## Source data

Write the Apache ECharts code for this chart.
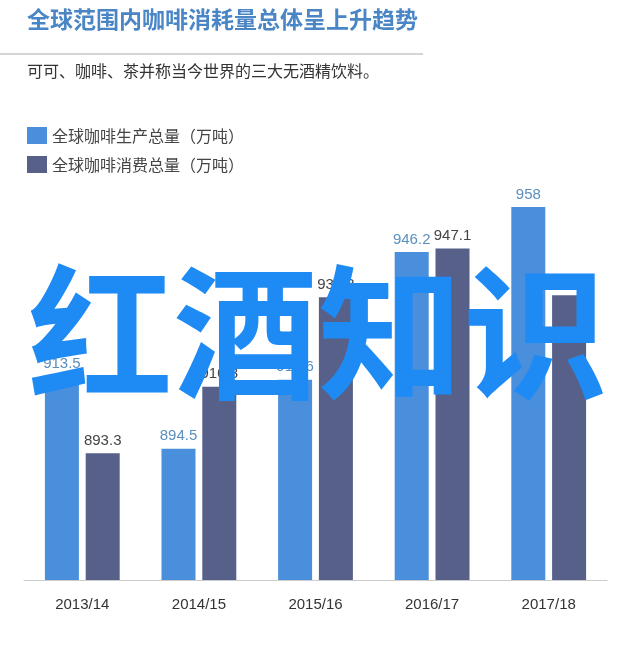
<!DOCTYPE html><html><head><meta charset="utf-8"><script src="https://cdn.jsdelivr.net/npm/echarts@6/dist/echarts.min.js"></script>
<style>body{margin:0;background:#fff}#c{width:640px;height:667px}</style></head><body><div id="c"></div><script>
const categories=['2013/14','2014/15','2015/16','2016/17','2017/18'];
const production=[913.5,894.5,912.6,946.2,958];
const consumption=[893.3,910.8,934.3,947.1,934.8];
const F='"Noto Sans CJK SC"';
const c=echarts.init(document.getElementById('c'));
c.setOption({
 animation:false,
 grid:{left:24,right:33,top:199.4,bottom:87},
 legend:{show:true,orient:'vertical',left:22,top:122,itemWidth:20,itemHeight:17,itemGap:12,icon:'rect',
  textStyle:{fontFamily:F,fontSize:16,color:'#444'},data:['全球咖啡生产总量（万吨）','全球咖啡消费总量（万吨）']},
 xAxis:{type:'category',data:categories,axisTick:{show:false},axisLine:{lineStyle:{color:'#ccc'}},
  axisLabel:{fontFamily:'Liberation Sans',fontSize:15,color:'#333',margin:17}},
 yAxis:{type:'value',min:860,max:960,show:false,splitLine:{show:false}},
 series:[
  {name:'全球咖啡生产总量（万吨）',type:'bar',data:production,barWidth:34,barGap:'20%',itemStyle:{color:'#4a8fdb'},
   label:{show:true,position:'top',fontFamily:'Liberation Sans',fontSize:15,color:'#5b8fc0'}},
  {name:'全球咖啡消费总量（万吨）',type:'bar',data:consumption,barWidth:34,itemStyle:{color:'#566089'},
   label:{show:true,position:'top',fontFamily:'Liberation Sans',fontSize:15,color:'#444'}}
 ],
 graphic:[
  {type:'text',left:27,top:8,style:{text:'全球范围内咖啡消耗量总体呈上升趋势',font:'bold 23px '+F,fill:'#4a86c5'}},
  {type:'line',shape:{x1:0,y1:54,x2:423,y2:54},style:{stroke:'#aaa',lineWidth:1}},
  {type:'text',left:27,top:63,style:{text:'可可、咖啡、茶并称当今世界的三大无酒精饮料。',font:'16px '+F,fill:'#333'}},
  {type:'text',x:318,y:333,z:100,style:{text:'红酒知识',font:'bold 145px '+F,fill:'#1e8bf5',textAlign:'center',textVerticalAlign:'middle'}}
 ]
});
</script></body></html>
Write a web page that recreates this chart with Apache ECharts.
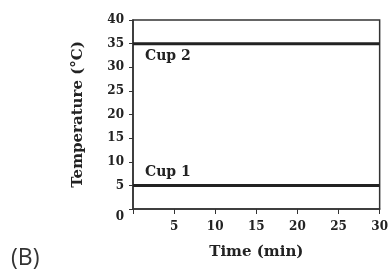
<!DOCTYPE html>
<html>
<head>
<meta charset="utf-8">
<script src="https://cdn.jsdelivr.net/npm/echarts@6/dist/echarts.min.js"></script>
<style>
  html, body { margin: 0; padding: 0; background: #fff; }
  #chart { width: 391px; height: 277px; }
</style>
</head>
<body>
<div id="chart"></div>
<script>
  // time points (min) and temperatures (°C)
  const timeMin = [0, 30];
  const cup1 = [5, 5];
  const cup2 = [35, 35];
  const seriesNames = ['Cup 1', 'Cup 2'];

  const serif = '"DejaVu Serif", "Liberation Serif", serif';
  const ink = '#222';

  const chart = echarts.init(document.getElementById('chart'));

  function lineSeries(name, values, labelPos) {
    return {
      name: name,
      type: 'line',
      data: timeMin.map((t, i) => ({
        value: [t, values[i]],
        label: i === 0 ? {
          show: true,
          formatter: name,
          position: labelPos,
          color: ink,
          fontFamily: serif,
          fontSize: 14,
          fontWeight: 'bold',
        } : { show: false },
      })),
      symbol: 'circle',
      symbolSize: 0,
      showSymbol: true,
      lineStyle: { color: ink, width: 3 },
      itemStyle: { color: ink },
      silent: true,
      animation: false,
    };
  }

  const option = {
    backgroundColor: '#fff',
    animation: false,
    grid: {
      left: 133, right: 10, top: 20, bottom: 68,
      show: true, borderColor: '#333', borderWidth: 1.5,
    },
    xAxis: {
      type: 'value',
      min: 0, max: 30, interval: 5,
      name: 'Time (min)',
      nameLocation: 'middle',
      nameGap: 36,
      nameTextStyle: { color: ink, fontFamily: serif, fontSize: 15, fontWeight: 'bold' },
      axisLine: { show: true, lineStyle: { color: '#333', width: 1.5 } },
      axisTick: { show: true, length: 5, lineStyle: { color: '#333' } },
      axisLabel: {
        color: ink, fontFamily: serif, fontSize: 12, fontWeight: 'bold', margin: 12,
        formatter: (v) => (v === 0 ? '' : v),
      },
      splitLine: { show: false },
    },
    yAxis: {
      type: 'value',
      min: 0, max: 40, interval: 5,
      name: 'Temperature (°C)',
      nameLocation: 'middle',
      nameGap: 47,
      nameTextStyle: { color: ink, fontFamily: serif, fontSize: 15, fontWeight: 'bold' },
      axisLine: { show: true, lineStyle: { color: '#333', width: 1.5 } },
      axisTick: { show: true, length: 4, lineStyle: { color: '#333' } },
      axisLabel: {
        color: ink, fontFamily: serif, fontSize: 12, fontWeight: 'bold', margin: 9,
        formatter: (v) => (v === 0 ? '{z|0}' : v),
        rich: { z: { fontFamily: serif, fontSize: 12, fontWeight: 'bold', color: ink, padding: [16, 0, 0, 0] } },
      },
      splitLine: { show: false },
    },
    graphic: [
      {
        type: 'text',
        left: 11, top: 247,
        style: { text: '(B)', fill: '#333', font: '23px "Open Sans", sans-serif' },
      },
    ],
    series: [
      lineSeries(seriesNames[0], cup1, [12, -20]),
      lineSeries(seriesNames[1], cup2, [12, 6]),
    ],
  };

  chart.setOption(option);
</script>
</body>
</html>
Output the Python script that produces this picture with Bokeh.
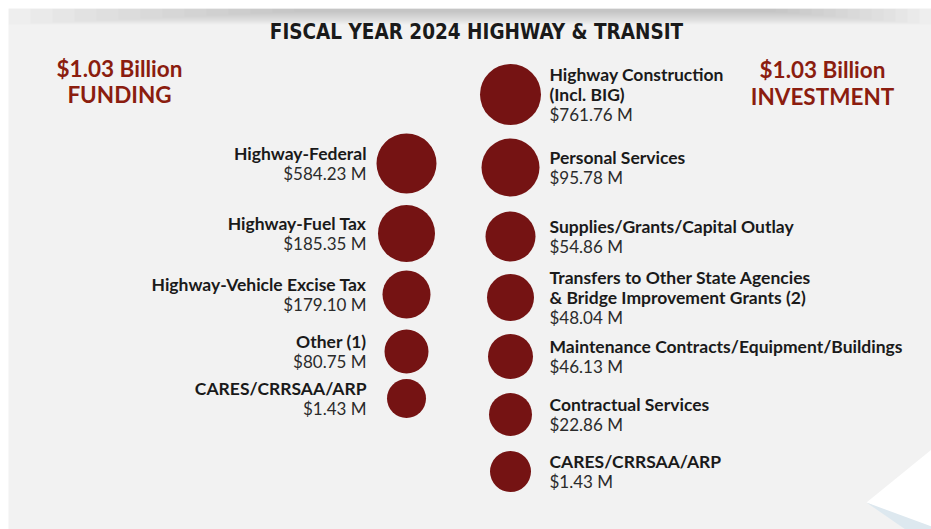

## YOUR OBJECTIVE
Reproduce the listing exactly. Leave its pictures out.

## RESULT FOR THIS TASK
Write the Apache ECharts code for this chart.
<!DOCTYPE html><html><head><meta charset="utf-8"><script src="https://cdn.jsdelivr.net/npm/echarts@6/dist/echarts.min.js"></script>
<style>body{margin:0;background:#fff}#c{width:640px;height:667px}</style></head><body><div id="c"></div><script>
const categories=['2013/14','2014/15','2015/16','2016/17','2017/18'];
const production=[913.5,894.5,912.6,946.2,958];
const consumption=[893.3,910.8,934.3,947.1,934.8];
const F='"Noto Sans CJK SC"';
const c=echarts.init(document.getElementById('c'));
c.setOption({
 animation:false,
 grid:{left:24,right:33,top:199.4,bottom:87},
 legend:{show:true,orient:'vertical',left:22,top:122,itemWidth:20,itemHeight:17,itemGap:12,icon:'rect',
  textStyle:{fontFamily:F,fontSize:16,color:'#444'},data:['全球咖啡生产总量（万吨）','全球咖啡消费总量（万吨）']},
 xAxis:{type:'category',data:categories,axisTick:{show:false},axisLine:{lineStyle:{color:'#ccc'}},
  axisLabel:{fontFamily:'Liberation Sans',fontSize:15,color:'#333',margin:17}},
 yAxis:{type:'value',min:860,max:960,show:false,splitLine:{show:false}},
 series:[
  {name:'全球咖啡生产总量（万吨）',type:'bar',data:production,barWidth:34,barGap:'20%',itemStyle:{color:'#4a8fdb'},
   label:{show:true,position:'top',fontFamily:'Liberation Sans',fontSize:15,color:'#5b8fc0'}},
  {name:'全球咖啡消费总量（万吨）',type:'bar',data:consumption,barWidth:34,itemStyle:{color:'#566089'},
   label:{show:true,position:'top',fontFamily:'Liberation Sans',fontSize:15,color:'#444'}}
 ],
 graphic:[
  {type:'text',left:27,top:8,style:{text:'全球范围内咖啡消耗量总体呈上升趋势',font:'bold 23px '+F,fill:'#4a86c5'}},
  {type:'line',shape:{x1:0,y1:54,x2:423,y2:54},style:{stroke:'#aaa',lineWidth:1}},
  {type:'text',left:27,top:63,style:{text:'可可、咖啡、茶并称当今世界的三大无酒精饮料。',font:'16px '+F,fill:'#333'}},
  {type:'text',x:318,y:333,z:100,style:{text:'红酒知识',font:'bold 145px '+F,fill:'#1e8bf5',textAlign:'center',textVerticalAlign:'middle'}}
 ]
});
</script></body></html>
Write a web page that recreates this chart with Apache ECharts.
<!DOCTYPE html>
<html>
<head>
<meta charset="utf-8">
<script src="https://cdn.jsdelivr.net/npm/echarts@6/dist/echarts.min.js"></script>
<style>
  html, body { margin: 0; padding: 0; background: #fff; }
  #chart { width: 391px; height: 277px; }
</style>
</head>
<body>
<div id="chart"></div>
<script>
  // time points (min) and temperatures (°C)
  const timeMin = [0, 30];
  const cup1 = [5, 5];
  const cup2 = [35, 35];
  const seriesNames = ['Cup 1', 'Cup 2'];

  const serif = '"DejaVu Serif", "Liberation Serif", serif';
  const ink = '#222';

  const chart = echarts.init(document.getElementById('chart'));

  function lineSeries(name, values, labelPos) {
    return {
      name: name,
      type: 'line',
      data: timeMin.map((t, i) => ({
        value: [t, values[i]],
        label: i === 0 ? {
          show: true,
          formatter: name,
          position: labelPos,
          color: ink,
          fontFamily: serif,
          fontSize: 14,
          fontWeight: 'bold',
        } : { show: false },
      })),
      symbol: 'circle',
      symbolSize: 0,
      showSymbol: true,
      lineStyle: { color: ink, width: 3 },
      itemStyle: { color: ink },
      silent: true,
      animation: false,
    };
  }

  const option = {
    backgroundColor: '#fff',
    animation: false,
    grid: {
      left: 133, right: 10, top: 20, bottom: 68,
      show: true, borderColor: '#333', borderWidth: 1.5,
    },
    xAxis: {
      type: 'value',
      min: 0, max: 30, interval: 5,
      name: 'Time (min)',
      nameLocation: 'middle',
      nameGap: 36,
      nameTextStyle: { color: ink, fontFamily: serif, fontSize: 15, fontWeight: 'bold' },
      axisLine: { show: true, lineStyle: { color: '#333', width: 1.5 } },
      axisTick: { show: true, length: 5, lineStyle: { color: '#333' } },
      axisLabel: {
        color: ink, fontFamily: serif, fontSize: 12, fontWeight: 'bold', margin: 12,
        formatter: (v) => (v === 0 ? '' : v),
      },
      splitLine: { show: false },
    },
    yAxis: {
      type: 'value',
      min: 0, max: 40, interval: 5,
      name: 'Temperature (°C)',
      nameLocation: 'middle',
      nameGap: 47,
      nameTextStyle: { color: ink, fontFamily: serif, fontSize: 15, fontWeight: 'bold' },
      axisLine: { show: true, lineStyle: { color: '#333', width: 1.5 } },
      axisTick: { show: true, length: 4, lineStyle: { color: '#333' } },
      axisLabel: {
        color: ink, fontFamily: serif, fontSize: 12, fontWeight: 'bold', margin: 9,
        formatter: (v) => (v === 0 ? '{z|0}' : v),
        rich: { z: { fontFamily: serif, fontSize: 12, fontWeight: 'bold', color: ink, padding: [16, 0, 0, 0] } },
      },
      splitLine: { show: false },
    },
    graphic: [
      {
        type: 'text',
        left: 11, top: 247,
        style: { text: '(B)', fill: '#333', font: '23px "Open Sans", sans-serif' },
      },
    ],
    series: [
      lineSeries(seriesNames[0], cup1, [12, -20]),
      lineSeries(seriesNames[1], cup2, [12, 6]),
    ],
  };

  chart.setOption(option);
</script>
</body>
</html>
Output the Python script that produces this picture with Bokeh.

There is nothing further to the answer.